With taglines like “American by birth, Rebel by choice,” Harley appealed to that rebel in all of us. The company also did the hard work of addressing quality issues and pricing its bikes to engage a whole new crop of customers who didn’t necessarily sport long beards and tattoos.
Embed it deeply within your organization.
One of the most common — and in my opinion, egregious — mistakes brands make when rebranding is neglecting to loop in their internal audiences. An organization’s brand IS its people — they are the face, voice, and living embodiment of the brand value. If they aren’t on board and empowered operationally to live out the brand message, then all of the new brand equity you hope to build is dead in the water.
To be fair, even the mighty struggle with this. Since Amazon bought Whole Foods, looking to add that magic, uber-efficient Amazon halo to the high-end grocery chain, it has run into a few snags (e.g. pushback from employees and suppliers). Employees aren’t robots (yet!), and they need convincing as much as anyone about the mission and the future. Once everyone is on the same page, you’ll have a brand-building force that will be tough to beat.
Prove it every day.
This is the second part to the point above. When employees are keyed into your brand’s essential value proposition and empowered to live it, they can show your customers what it really means in ways that really matter. That could manifest itself as above-and-beyond service or the degree to which you stand behind the quality of your products or a brand experience that truly excites and delights.

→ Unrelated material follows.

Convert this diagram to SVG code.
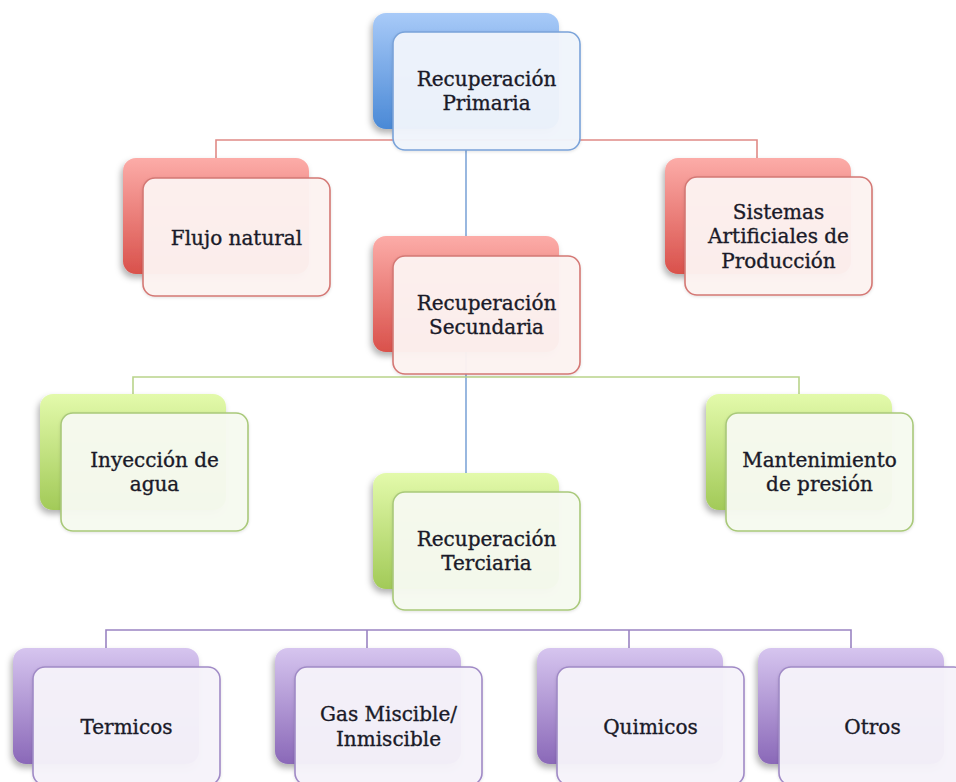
<svg xmlns="http://www.w3.org/2000/svg" width="956" height="782" viewBox="0 0 956 782">
<defs>
  <linearGradient id="gBlue" x1="0" y1="0" x2="0" y2="1"><stop offset="0" stop-color="#a8caf8"/><stop offset="1" stop-color="#4a89d6"/></linearGradient>
  <linearGradient id="gRed" x1="0" y1="0" x2="0" y2="1"><stop offset="0" stop-color="#fcaca8"/><stop offset="1" stop-color="#d9514b"/></linearGradient>
  <linearGradient id="gGreen" x1="0" y1="0" x2="0" y2="1"><stop offset="0" stop-color="#e3faab"/><stop offset="1" stop-color="#a2ca58"/></linearGradient>
  <linearGradient id="gPurple" x1="0" y1="0" x2="0" y2="1"><stop offset="0" stop-color="#d6c5ef"/><stop offset="1" stop-color="#8a68b8"/></linearGradient>
  <filter id="sh" x="-20%" y="-20%" width="140%" height="150%"><feDropShadow dx="-2" dy="4" stdDeviation="3" flood-color="#000" flood-opacity="0.3"/></filter>
  <filter id="sh2" x="-20%" y="-20%" width="140%" height="150%"><feDropShadow dx="0" dy="1" stdDeviation="1.5" flood-color="#000" flood-opacity="0.12"/></filter>
</defs>
<style>
  .bk{filter:url(#sh)}
  .fr{stroke-width:1.6;filter:url(#sh2)}
  .blue .bk{fill:url(#gBlue)} .blue .fr{fill:#f0f5fc;fill-opacity:0.96;stroke:#7aa3d9}
  .red .bk{fill:url(#gRed)} .red .fr{fill:#fdf2f1;fill-opacity:0.96;stroke:#d47874}
  .green .bk{fill:url(#gGreen)} .green .fr{fill:#f7faf0;fill-opacity:0.96;stroke:#a9c97a}
  .purple .bk{fill:url(#gPurple)} .purple .fr{fill:#f6f3fa;fill-opacity:0.96;stroke:#a08ac6}
  text{font-family:"DejaVu Serif","Liberation Serif",serif;font-size:20px;fill:#1a1a28;stroke:#1a1a28;stroke-width:0.35;text-anchor:middle}
  .ln{fill:none;stroke-width:1.6}
</style>
<g id="connectors">
  <path class="ln" stroke="#7fa6d8" d="M466 150V492"/>
  <path class="ln" stroke="#e08a86" d="M216 158V140H757V158"/>
  <path class="ln" stroke="#b9d48b" d="M133 394V377H799V394"/>
  <path class="ln" stroke="#9a84c2" d="M106 648V630H851V648M367 630V648M629 630V648"/>
</g>
<g id="primaria" class="blue">
  <rect class="bk" x="373" y="13" width="186" height="116" rx="13"/>
  <rect class="fr" x="393" y="32" width="187" height="118" rx="12"/>
  <text x="486.5" y="86">Recuperación</text><text x="486.5" y="110">Primaria</text>
</g>
<g id="flujo" class="red">
  <rect class="bk" x="123" y="158" width="186" height="116" rx="13"/>
  <rect class="fr" x="143" y="178" width="187" height="118" rx="12"/>
  <text x="236.5" y="245">Flujo natural</text>
</g>
<g id="sistemas" class="red">
  <rect class="bk" x="665" y="158" width="186" height="116" rx="13"/>
  <rect class="fr" x="685" y="177" width="187" height="118" rx="12"/>
  <text x="778.5" y="219">Sistemas</text><text x="778.5" y="243">Artificiales de</text><text x="778.5" y="268">Producción</text>
</g>
<g id="secundaria" class="red">
  <rect class="bk" x="373" y="236" width="186" height="116" rx="13"/>
  <rect class="fr" x="393" y="256" width="187" height="118" rx="12"/>
  <text x="486.5" y="310">Recuperación</text><text x="486.5" y="334">Secundaria</text>
</g>
<g id="inyeccion" class="green">
  <rect class="bk" x="40" y="394" width="186" height="116" rx="13"/>
  <rect class="fr" x="61" y="413" width="187" height="118" rx="12"/>
  <text x="154.5" y="467">Inyección de</text><text x="154.5" y="491">agua</text>
</g>
<g id="mantenimiento" class="green">
  <rect class="bk" x="706" y="394" width="186" height="116" rx="13"/>
  <rect class="fr" x="726" y="413" width="187" height="118" rx="12"/>
  <text x="819.5" y="467">Mantenimiento</text><text x="819.5" y="491">de presión</text>
</g>
<g id="terciaria" class="green">
  <rect class="bk" x="373" y="473" width="186" height="116" rx="13"/>
  <rect class="fr" x="393" y="492" width="187" height="118" rx="12"/>
  <text x="486.5" y="546">Recuperación</text><text x="486.5" y="570">Terciaria</text>
</g>
<g id="termicos" class="purple">
  <rect class="bk" x="13" y="648" width="186" height="116" rx="13"/>
  <rect class="fr" x="33" y="667" width="187" height="118" rx="12"/>
  <text x="126.5" y="734">Termicos</text>
</g>
<g id="gas" class="purple">
  <rect class="bk" x="275" y="648" width="186" height="116" rx="13"/>
  <rect class="fr" x="295" y="667" width="187" height="118" rx="12"/>
  <text x="388.5" y="721">Gas Miscible/</text><text x="388.5" y="746">Inmiscible</text>
</g>
<g id="quimicos" class="purple">
  <rect class="bk" x="537" y="648" width="186" height="116" rx="13"/>
  <rect class="fr" x="557" y="667" width="187" height="118" rx="12"/>
  <text x="650.5" y="734">Quimicos</text>
</g>
<g id="otros" class="purple">
  <rect class="bk" x="758" y="648" width="186" height="116" rx="13"/>
  <rect class="fr" x="779" y="667" width="187" height="118" rx="12"/>
  <text x="872.5" y="734">Otros</text>
</g>
</svg>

Let your customers be the judge.
Lastly, don’t forget to ask your customers if they see your brand the way you see your brand. You can do this in many different ways that don’t drown your audience in surveys. This should be a part of every interaction, whether it’s online, on the phone, or in-person.
JetBlue is one of my personal favorites because the company so clearly get its brand value. The airline doesn’t just focus on getting me from point A to point B. It’s about getting me there in a way that makes me feel human and not like a piece of cargo. Every time I board a JetBlue flight, the flight attendants regularly thank me for being a loyal flyer and ask me about my experience. When I offer feedback, they make a point of letting me know they’ve taken some action on it.
A rebrand represents a point in time akin to renewing a marriage vow. It’s a recommitment to the promise you make to your customers. It’s inspiring and re-energizing as you move forward into a new day. But it only works when all parties involved are committed to the same promise and are ready to live it day in and day out. That’s how great brands thrive, whether they are new, old or somewhere in between.